By Mark Arsenault and Laura Crimaldi| Globe Staff October 31, 2014
In a Chelsea neighborhood of steep hills and big dogs, a persistent woman in a Wynn Resorts baseball cap knocked on a dozen doors until she found that elusive election-season prize, an undecided voter.
“Have you thought about the jobs a casino would bring?” asked 66-year-old LouAnne Zawodny, referring to the Wynn casino plan for her hometown of Everett. Some of those jobs would go to Chelsea residents, she suggested to the voter, maybe to residents of this very neighborhood.
Not far away, in Charlestown, resident Dianne Ludy recently heard a very different take on the promises of the casino industry, and whether they could be trusted.
Canvasser Stephen Eisele, a spokesman for the Repeal the Casino Deal campaign, spoke to Ludy about the industry’s expansion into his home state of Missouri.
“They say, ‘Oh, this is going to solve education funding forever,’ ” he said. “My tuition went up every year I was in state school there.”
For underfunded casino opponents who cannot afford a massive advertising campaign, house-to-house canvassing for votes is a necessity. And even with a multimillion dollar TV budget, procasino canvassers have been knocking on doors and hustling for votes.
“The most effective election motivator is still personal contact,” said Jerold Duquette, associate professor of political science at Central Connecticut State University and a Western Massachusetts resident. “We give people credit for taking the time to show up and to talk to us.”
Both sides of the debate have tried to educate voters about the counterintuitive wording of the repeal question.A “yes” vote would block casinos; a “no” vote would allow casinos to open.
Elizabeth Fitzgerald, 26, addressed more than a dozen canvass volunteers at the campaign headquarters of Repeal the Casino Deal recently, to lay down the ground rules for door-to-door campaigning.
Find out where voters stand on Question 3, Fitzgerald told them, but don’t get into arguments.
“I had an 86-year-old woman try to push me down the stairs when we were talking about casinos,” she said. “It can get a little aggressive.”
The theme the anticasino canvassers took to the streets is that the gambling industry cannot be trusted.
“They come in with these beautiful drawings, promises of jobs . . . all these benefits,” said casino opponent Rob Pyles, who said his research into the industry convinced him that the promises just don’t come true.
Pyles, of East Boston, said casino proposals are “very seductive” and he was undecided about the gambling industry for a long time before becoming an opponent.
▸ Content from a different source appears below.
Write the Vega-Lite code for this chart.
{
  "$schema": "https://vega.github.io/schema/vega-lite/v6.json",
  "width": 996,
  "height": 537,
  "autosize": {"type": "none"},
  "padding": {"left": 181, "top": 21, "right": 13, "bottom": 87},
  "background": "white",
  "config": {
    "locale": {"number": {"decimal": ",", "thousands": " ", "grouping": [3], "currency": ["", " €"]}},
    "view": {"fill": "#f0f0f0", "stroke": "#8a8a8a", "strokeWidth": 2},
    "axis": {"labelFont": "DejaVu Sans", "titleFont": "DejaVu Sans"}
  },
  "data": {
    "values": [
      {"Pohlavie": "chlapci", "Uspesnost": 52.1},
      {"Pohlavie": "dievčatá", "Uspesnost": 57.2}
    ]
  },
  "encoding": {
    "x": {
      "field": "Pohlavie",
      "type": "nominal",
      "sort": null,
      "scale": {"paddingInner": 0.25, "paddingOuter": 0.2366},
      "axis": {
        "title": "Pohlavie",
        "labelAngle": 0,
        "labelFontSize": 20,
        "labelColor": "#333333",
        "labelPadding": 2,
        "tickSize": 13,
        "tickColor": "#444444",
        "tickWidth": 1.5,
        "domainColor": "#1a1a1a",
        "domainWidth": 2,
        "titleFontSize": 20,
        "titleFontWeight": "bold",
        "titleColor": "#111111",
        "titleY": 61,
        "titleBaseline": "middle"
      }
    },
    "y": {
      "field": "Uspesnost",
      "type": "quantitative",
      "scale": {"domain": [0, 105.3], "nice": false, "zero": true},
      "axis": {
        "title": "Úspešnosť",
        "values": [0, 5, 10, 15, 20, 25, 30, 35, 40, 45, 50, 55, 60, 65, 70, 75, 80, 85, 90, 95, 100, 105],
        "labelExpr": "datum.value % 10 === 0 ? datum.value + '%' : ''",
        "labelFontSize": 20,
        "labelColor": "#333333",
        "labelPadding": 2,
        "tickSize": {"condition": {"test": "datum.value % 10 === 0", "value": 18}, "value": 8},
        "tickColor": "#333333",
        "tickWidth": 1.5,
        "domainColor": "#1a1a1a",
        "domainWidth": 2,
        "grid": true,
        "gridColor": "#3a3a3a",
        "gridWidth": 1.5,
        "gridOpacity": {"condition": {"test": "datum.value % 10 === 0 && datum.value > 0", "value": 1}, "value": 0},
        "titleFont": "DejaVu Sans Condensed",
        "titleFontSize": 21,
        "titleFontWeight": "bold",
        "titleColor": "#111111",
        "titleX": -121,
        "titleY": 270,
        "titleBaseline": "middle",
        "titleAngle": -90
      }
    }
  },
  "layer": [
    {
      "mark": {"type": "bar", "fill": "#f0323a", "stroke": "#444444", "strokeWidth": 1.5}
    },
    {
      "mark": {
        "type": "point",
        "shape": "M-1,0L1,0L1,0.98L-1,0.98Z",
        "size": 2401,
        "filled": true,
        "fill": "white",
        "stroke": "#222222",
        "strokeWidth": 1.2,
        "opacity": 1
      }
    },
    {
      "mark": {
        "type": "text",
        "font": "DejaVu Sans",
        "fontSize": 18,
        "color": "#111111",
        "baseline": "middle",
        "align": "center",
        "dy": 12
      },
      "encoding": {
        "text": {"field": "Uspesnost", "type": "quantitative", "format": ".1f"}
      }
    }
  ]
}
Now, he’s a coordinator for Faith for Repeal, a coalition of Christian, Jewish, and Muslim groups fighting casinos here.
In 2011, state lawmakers legalized up to three resort casinos and one slot parlor in Massachusetts. Casino regulators have so far chosen three winning projects: a $1.6 billion Wynn Resorts proposal for the Mystic River waterfront, an $800 million MGM Resorts proposal for downtown Springfield, and a Plainville slot parlor project by Penn National Gaming. The final license, for Southeastern Massachusetts, is not due to be awarded until next year.
If passed, Question 3 would block all casino development in the state.
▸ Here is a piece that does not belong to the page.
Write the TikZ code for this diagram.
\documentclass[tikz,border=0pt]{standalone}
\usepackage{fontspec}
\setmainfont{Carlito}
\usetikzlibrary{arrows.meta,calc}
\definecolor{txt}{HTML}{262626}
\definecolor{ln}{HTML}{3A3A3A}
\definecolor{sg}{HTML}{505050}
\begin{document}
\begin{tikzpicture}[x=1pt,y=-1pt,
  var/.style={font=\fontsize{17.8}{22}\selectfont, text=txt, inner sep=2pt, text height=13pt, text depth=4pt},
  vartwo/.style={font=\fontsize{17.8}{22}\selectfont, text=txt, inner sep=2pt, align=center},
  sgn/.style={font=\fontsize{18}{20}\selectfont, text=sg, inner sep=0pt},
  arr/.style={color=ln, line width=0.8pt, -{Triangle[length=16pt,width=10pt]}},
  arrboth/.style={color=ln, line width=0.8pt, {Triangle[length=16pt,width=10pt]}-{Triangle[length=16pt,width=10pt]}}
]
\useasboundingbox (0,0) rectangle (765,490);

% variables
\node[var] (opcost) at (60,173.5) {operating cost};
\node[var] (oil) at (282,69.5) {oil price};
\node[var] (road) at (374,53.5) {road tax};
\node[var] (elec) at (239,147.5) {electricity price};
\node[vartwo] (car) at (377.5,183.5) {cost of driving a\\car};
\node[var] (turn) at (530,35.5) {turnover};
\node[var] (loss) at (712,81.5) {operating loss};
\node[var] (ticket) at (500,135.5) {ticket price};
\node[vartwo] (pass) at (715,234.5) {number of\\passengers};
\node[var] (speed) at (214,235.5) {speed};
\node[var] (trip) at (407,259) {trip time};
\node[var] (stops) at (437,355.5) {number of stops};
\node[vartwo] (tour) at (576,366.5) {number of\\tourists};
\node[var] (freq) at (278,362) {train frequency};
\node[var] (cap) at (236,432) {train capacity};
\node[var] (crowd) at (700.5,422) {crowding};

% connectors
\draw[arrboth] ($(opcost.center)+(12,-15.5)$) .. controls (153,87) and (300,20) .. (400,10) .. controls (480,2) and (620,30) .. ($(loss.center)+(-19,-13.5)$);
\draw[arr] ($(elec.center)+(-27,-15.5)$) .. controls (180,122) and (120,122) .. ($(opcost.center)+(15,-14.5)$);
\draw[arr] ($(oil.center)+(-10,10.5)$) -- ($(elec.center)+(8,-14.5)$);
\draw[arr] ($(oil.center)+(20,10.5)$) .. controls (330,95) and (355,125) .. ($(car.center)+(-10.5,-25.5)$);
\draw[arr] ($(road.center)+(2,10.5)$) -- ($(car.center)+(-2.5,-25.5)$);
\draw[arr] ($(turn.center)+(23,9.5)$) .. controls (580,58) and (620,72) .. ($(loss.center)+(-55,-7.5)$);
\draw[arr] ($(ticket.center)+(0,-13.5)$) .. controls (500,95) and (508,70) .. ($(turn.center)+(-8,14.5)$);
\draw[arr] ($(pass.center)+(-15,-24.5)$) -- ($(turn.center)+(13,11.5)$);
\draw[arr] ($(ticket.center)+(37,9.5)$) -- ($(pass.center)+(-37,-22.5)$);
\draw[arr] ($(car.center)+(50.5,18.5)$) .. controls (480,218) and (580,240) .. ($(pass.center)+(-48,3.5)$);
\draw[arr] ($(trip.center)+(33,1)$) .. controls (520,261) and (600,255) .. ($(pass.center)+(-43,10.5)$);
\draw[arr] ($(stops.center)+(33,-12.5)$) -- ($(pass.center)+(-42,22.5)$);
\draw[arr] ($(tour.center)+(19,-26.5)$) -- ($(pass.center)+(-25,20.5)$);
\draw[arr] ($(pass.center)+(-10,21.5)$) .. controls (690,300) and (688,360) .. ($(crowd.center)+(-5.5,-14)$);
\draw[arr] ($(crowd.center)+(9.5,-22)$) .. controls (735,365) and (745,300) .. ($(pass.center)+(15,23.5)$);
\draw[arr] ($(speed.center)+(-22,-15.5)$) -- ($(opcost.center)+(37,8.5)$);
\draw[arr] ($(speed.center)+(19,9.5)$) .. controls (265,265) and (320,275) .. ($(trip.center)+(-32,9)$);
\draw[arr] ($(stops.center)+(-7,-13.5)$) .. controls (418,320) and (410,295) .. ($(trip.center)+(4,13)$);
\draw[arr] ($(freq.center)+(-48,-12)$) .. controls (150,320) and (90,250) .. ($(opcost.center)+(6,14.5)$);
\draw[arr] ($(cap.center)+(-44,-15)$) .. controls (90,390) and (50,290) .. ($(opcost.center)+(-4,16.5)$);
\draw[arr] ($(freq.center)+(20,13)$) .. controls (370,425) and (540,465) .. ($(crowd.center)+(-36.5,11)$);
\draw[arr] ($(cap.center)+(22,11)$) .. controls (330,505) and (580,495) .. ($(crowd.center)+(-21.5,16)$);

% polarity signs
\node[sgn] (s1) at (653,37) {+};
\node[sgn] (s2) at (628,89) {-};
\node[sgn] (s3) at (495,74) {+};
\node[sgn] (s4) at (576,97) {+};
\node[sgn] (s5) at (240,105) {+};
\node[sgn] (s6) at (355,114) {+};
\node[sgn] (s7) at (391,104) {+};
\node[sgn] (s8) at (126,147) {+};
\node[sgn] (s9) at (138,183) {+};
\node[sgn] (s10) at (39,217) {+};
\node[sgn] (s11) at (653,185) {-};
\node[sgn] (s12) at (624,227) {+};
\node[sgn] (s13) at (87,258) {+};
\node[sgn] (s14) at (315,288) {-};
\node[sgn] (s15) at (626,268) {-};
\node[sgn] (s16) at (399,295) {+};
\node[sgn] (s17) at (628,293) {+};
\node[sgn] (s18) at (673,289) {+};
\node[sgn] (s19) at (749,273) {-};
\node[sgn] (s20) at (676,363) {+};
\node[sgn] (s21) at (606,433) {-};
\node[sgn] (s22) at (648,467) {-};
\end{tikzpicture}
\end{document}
Both sides of the debate have tried to educate voters about the counterintuitive wording of the repeal question. A “yes” vote would block casinos; a “no” vote would allow casinos to open.
While Everett residents overwhelmingly supported the Wynn project in a referendum last year, residents of nearby Charlestown have raised concerns about casino traffic coming through Sullivan Square.
Peter Thompson of Charlestown complained to the canvassers that no one lives in the section of Everett where Wynn plans to build the casino, leaving Somerville and Charlestown residents to deal with its drawbacks.
Thompson said he favored repealing the casino law, though he is sympathetic to residents who approved casinos in other communities. “I have no problem with Plainville, Springfield; they should be able to get casinos. The fact that it’s all or nothing, it’s just not right.”
Canvassing against the repeal in Chelsea, Zawodny stuck to the overriding theme of the procasino campaign: jobs. Her backup argument is that the Wynn proposal would clean up a site that has been polluted for years.
“We see all the surrounding communities coming into their own,” Zawodny said, speaking as an Everett resident. “When this thing happened with Wynn, we said that it was finally our time. There is very little here. It gave people hope.”
Chelsea resident Paul Lydon, a 49-year-old pipefitter, told Zawodny that he supports casinos — and opposes repeal — for the sake of casino jobs. Maybe even a job for himself. “Having a second job is always good these days,” he said.
Down the street, Patricia Quatieri told Zawodny she was leaning against casinos in Massachusetts.
Zawodny asked her to consider the benefits of a project that would clean and redevelop the polluted Everett property: “No one has touched that piece of land down there for years.”
Quatieri said a few minutes later that she was “a little bit” persuaded to oppose the repeal, after speaking with Zawodny. “I didn’t know how bad [the land] was over there,” she said.
The dogged canvasser was on her way to the next house.